While Mordo and Lave support increasing building heights, Marriott said the scenarios did not take street widths into account. She said she believes this will cause a “canyon effect” that will diminish Los Altos’ small-town charm, similar to the effect the 43-foot-tall Safeway creates on First Street.
The scenarios also lacked opinions from teenagers — only two people under 18 shared their opinions in the City Council survey — which Lave said she considered an oversight.
“I have always encouraged governing with input from all ages and constituencies,” Lave said in an email. “All plans for the future should include input from teenagers.
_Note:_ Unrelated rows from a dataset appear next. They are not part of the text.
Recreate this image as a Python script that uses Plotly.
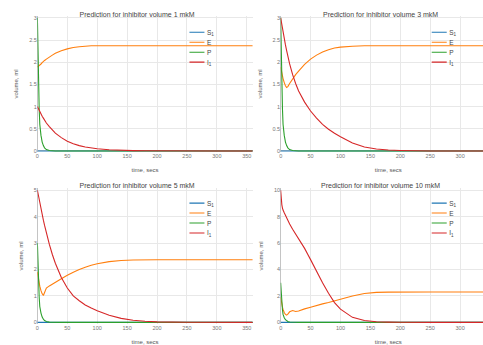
import plotly.graph_objects as go

# ---------------- data ----------------
T = [0, 1, 2, 3, 4, 6, 8, 10, 12, 15, 20, 25, 30, 40, 50, 60, 70, 80, 90, 100,
     120, 140, 160, 180, 200, 250, 300, 360]

titles = ["Prediction for inhibitor volume 1 mkM", "Prediction for inhibitor volume 3 mkM",
          "Prediction for inhibitor volume 5 mkM", "Prediction for inhibitor volume 10 mkM"]
series_names = ["S<sub>1</sub>", "E", "P", "I<sub>1</sub>"]

S1_1 = [0, 0, 0, 0, 0, 0, 0, 0, 0, 0, 0, 0, 0, 0, 0, 0, 0, 0, 0, 0, 0, 0, 0, 0, 0, 0, 0, 0]
E_1 = [1.89, 1.9, 1.91, 1.92, 1.93, 1.96, 1.99, 2.02, 2.04, 2.07, 2.12, 2.16, 2.2, 2.26, 2.3, 2.33,
       2.35, 2.36, 2.37, 2.37, 2.37, 2.37, 2.37, 2.37, 2.37, 2.37, 2.37, 2.37]
P_1 = [3.0, 2.2, 1.5, 0.95, 0.6, 0.35, 0.2, 0.12, 0.07, 0.03, 0.01, 0.004, 0, 0, 0, 0, 0, 0, 0, 0,
       0, 0, 0, 0, 0, 0, 0, 0]
I_1 = [1.0, 0.97, 0.94, 0.91, 0.89, 0.83, 0.78, 0.74, 0.69, 0.63, 0.55, 0.47, 0.4, 0.3, 0.22, 0.16,
       0.12, 0.09, 0.065, 0.048, 0.026, 0.014, 0.008, 0.004, 0.002, 0, 0, 0]

S1_2 = [0, 0, 0, 0, 0, 0, 0, 0, 0, 0, 0, 0, 0, 0, 0, 0, 0, 0, 0, 0, 0, 0, 0, 0, 0, 0, 0, 0]
E_2 = [1.89, 1.82, 1.75, 1.69, 1.63, 1.54, 1.47, 1.43, 1.45, 1.52, 1.62, 1.72, 1.8, 1.95, 2.07, 2.16,
       2.23, 2.28, 2.32, 2.34, 2.36, 2.37, 2.37, 2.37, 2.37, 2.37, 2.37, 2.37]
P_2 = [3.0, 2.2, 1.5, 0.95, 0.6, 0.35, 0.2, 0.12, 0.07, 0.03, 0.01, 0.004, 0, 0, 0, 0, 0, 0, 0, 0,
       0, 0, 0, 0, 0, 0, 0, 0]
I_2 = [3.0, 2.92, 2.84, 2.76, 2.68, 2.53, 2.39, 2.26, 2.13, 1.96, 1.72, 1.52, 1.35, 1.1, 0.9, 0.74,
       0.6, 0.49, 0.4, 0.32, 0.18, 0.09, 0.045, 0.02, 0.01, 0, 0, 0]

S1_3 = [0, 0, 0, 0, 0, 0, 0, 0, 0, 0, 0, 0, 0, 0, 0, 0, 0, 0, 0, 0, 0, 0, 0, 0, 0, 0, 0, 0]
E_3 = [1.9, 1.75, 1.6, 1.48, 1.37, 1.2, 1.08, 1.02, 1.12, 1.3, 1.38, 1.45, 1.52, 1.65, 1.78, 1.9,
       2.0, 2.09, 2.16, 2.22, 2.3, 2.34, 2.36, 2.37, 2.37, 2.37, 2.37, 2.37]
P_3 = [3.0, 2.2, 1.5, 0.95, 0.6, 0.35, 0.2, 0.12, 0.07, 0.03, 0.01, 0.004, 0, 0, 0, 0, 0, 0, 0, 0,
       0, 0, 0, 0, 0, 0, 0, 0]
I_3 = [5.0, 4.88, 4.76, 4.64, 4.52, 4.3, 4.08, 3.87, 3.67, 3.38, 2.95, 2.57, 2.24, 1.7, 1.3, 1.0,
       0.82, 0.66, 0.54, 0.44, 0.27, 0.15, 0.08, 0.04, 0.02, 0.003, 0, 0]

S1_4 = [0, 0, 0, 0, 0, 0, 0, 0, 0, 0, 0, 0, 0, 0, 0, 0, 0, 0, 0, 0, 0, 0, 0, 0, 0, 0, 0, 0]
E_4 = [1.9, 1.6, 1.35, 1.15, 0.98, 0.75, 0.6, 0.55, 0.62, 0.8, 0.9, 0.82, 0.86, 1.02, 1.15, 1.28,
       1.4, 1.5, 1.62, 1.75, 2.0, 2.18, 2.27, 2.29, 2.3, 2.3, 2.3, 2.3]
P_4 = [3.0, 2.2, 1.5, 0.95, 0.6, 0.35, 0.2, 0.12, 0.07, 0.03, 0.01, 0.004, 0, 0, 0, 0, 0, 0, 0, 0,
       0, 0, 0, 0, 0, 0, 0, 0]
I_4 = [10.0, 9.3, 8.9, 8.65, 8.5, 8.3, 8.1, 7.9, 7.7, 7.45, 7.05, 6.7, 6.35, 5.6, 4.75, 3.85,
       3.0, 2.2, 1.5, 1.0, 0.38, 0.14, 0.05, 0.02, 0.005, 0, 0, 0]

x_ticks_left = [0, 50, 100, 150, 200, 250, 300, 350]
x_ticks_right = [0, 50, 100, 150, 200, 250, 300]
y_dticks = [0.5, 0.5, 1, 2]
y_ranges = [[-0.03, 3.05], [-0.03, 3.05], [-0.05, 5.08], [-0.1, 10.16]]

panels = [(S1_1, E_1, P_1, I_1), (S1_2, E_2, P_2, I_2), (S1_3, E_3, P_3, I_3), (S1_4, E_4, P_4, I_4)]
colors = ["#1f77b4", "#ff7f0e", "#2ca02c", "#d62728"]

# ---------------- layout (drawn at 2x, scaled to 0.5 in the page) ----------------
W, H = 1000, 700
FONT = 'Arial, "Liberation Sans", sans-serif'
x_domains = [[0.072, 0.504], [0.56, 0.992], [0.072, 0.504], [0.56, 0.992]]
y_domains = [[0.5647, 0.9579], [0.5647, 0.9579], [0.0714, 0.4614], [0.0714, 0.4614]]
title_pos = [(0.272, 0.963), (0.76, 0.963), (0.272, 0.4686), (0.76, 0.4686)]
legend_pos = [(0.372, 1 - 48 / H), (0.858, 1 - 48 / H), (0.372, 1 - 392 / H), (0.858, 1 - 392 / H)]

fig = go.Figure()
layout = dict(
    width=W, height=H,
    margin=dict(l=0, r=0, t=0, b=0),
    paper_bgcolor="white", plot_bgcolor="white",
    font=dict(family=FONT, size=12, color="#444"),
    annotations=[],
)

for i, data in enumerate(panels):
    n = "" if i == 0 else str(i + 1)
    lg = "legend" if i == 0 else "legend" + str(i + 1)
    for name, vals, col in zip(series_names, data, colors):
        fig.add_trace(go.Scatter(
            x=T, y=vals, mode="lines", name=name,
            line=dict(color=col, width=2.2),
            xaxis="x" + n, yaxis="y" + n, legend=lg, showlegend=True,
        ))
    layout["xaxis" + n] = dict(
        domain=x_domains[i], anchor="y" + n, range=[0, 360],
        tickvals=x_ticks_left if i % 2 == 0 else x_ticks_right,
        showgrid=True, gridcolor="#E8E8E8", gridwidth=1.5,
        zeroline=True, zerolinecolor="#C4C4C4", zerolinewidth=2,
        showline=False, ticks="",
        tickfont=dict(size=11, color="#777"),
        title=dict(text="time, secs", font=dict(size=12, color="#555"), standoff=18),
    )
    layout["yaxis" + n] = dict(
        domain=y_domains[i], anchor="x" + n, range=y_ranges[i],
        dtick=y_dticks[i], tick0=0, showgrid=True, gridcolor="#E8E8E8", gridwidth=1.5,
        zeroline=True, zerolinecolor="#C4C4C4", zerolinewidth=2,
        showline=False, ticks="",
        tickfont=dict(size=11, color="#777"),
        title=dict(text="volume, ml", font=dict(size=12, color="#555"), standoff=18),
    )
    layout[lg] = dict(
        x=legend_pos[i][0], y=legend_pos[i][1], xanchor="left", yanchor="top",
        bgcolor="rgba(0,0,0,0)", font=dict(size=13, color="#444", family=FONT),
        tracegroupgap=0,
    )
    layout["annotations"].append(dict(
        text=titles[i], x=title_pos[i][0], y=title_pos[i][1], xref="paper", yref="paper",
        xanchor="center", yanchor="middle", showarrow=False,
        font=dict(size=14, color="#444", family=FONT),
    ))

fig.update_layout(**layout)

post = ("var d=document.getElementById('{plot_id}');"
        "d.style.transformOrigin='0 0';d.style.transform='scale(0.5)';"
        "document.documentElement.style.overflow='hidden';"
        "document.body.style.overflow='hidden';document.body.style.margin='0';")

fig.write_html("out.html", config={"displayModeBar": False}, post_script=post)
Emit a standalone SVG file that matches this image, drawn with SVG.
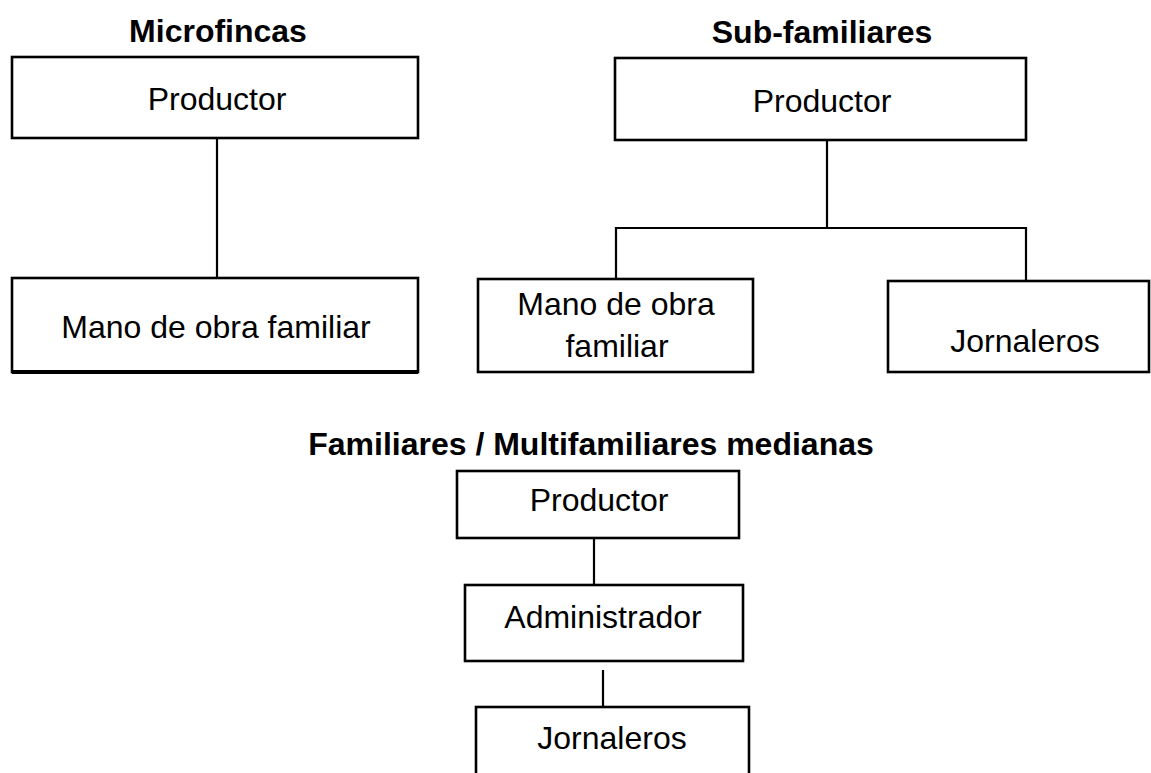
<svg xmlns="http://www.w3.org/2000/svg" width="1151" height="773" viewBox="0 0 1151 773">
<style>
.box{fill:#fff;stroke:#000;stroke-width:2.6}
.ln{stroke:#000;stroke-width:2.2;fill:none}
.t{font-family:"Liberation Sans",Arial,sans-serif;font-size:32px;fill:#000;text-anchor:middle}
.h{font-family:"Liberation Sans",Arial,sans-serif;font-size:32px;font-weight:bold;fill:#000;text-anchor:middle}
</style>
<rect width="1151" height="773" fill="#fff"/>
<g id="titles">
<text class="h" x="218" y="42">Microfincas</text>
<text class="h" x="822" y="43">Sub-familiares</text>
<text class="h" x="591" y="455">Familiares / Multifamiliares medianas</text>
</g>
<g id="connectors">
<line class="ln" x1="217" y1="138" x2="217" y2="278"/>
<line class="ln" x1="827" y1="140" x2="827" y2="228"/>
<polyline class="ln" points="616,279 616,228 1026,228 1026,281"/>
<line class="ln" x1="594" y1="538" x2="594" y2="585"/>
<line class="ln" x1="603" y1="670" x2="603" y2="707"/>
</g>
<g id="m-productor"><rect class="box" x="12" y="57" width="406" height="81"/><text class="t" x="217" y="110">Productor</text></g>
<g id="m-mano"><rect class="box" x="12" y="278" width="406" height="94"/><line x1="12" y1="372" x2="418" y2="372" stroke="#000" stroke-width="4"/><text class="t" x="216" y="338">Mano de obra familiar</text></g>
<g id="s-productor"><rect class="box" x="615" y="58" width="411" height="82"/><text class="t" x="822" y="112">Productor</text></g>
<g id="s-mano"><rect class="box" x="478" y="279" width="275" height="93"/><text class="t" x="616" y="315">Mano de obra</text><text class="t" x="617" y="357">familiar</text></g>
<g id="s-jornaleros"><rect class="box" x="888" y="281" width="261" height="91"/><text class="t" x="1025" y="352">Jornaleros</text></g>
<g id="f-productor"><rect class="box" x="457" y="471" width="282" height="67"/><text class="t" x="599" y="511">Productor</text></g>
<g id="f-admin"><rect class="box" x="465" y="585" width="278" height="76"/><text class="t" x="603" y="628">Administrador</text></g>
<g id="f-jornaleros"><rect class="box" x="476" y="707" width="273" height="80"/><text class="t" x="612" y="749">Jornaleros</text></g>
</svg>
Who better to advise on the needs of youth than youth itself?”
RRM Design will modify the scenarios through December based on future community feedback to include a specific economic model and more realistic 3D modeling. City Council plans to take these modified scenarios to pop-up workshops to receive more feedback and draft a vision plan during November and December. The visioning process is currently slated to develop a final plan by March 2018.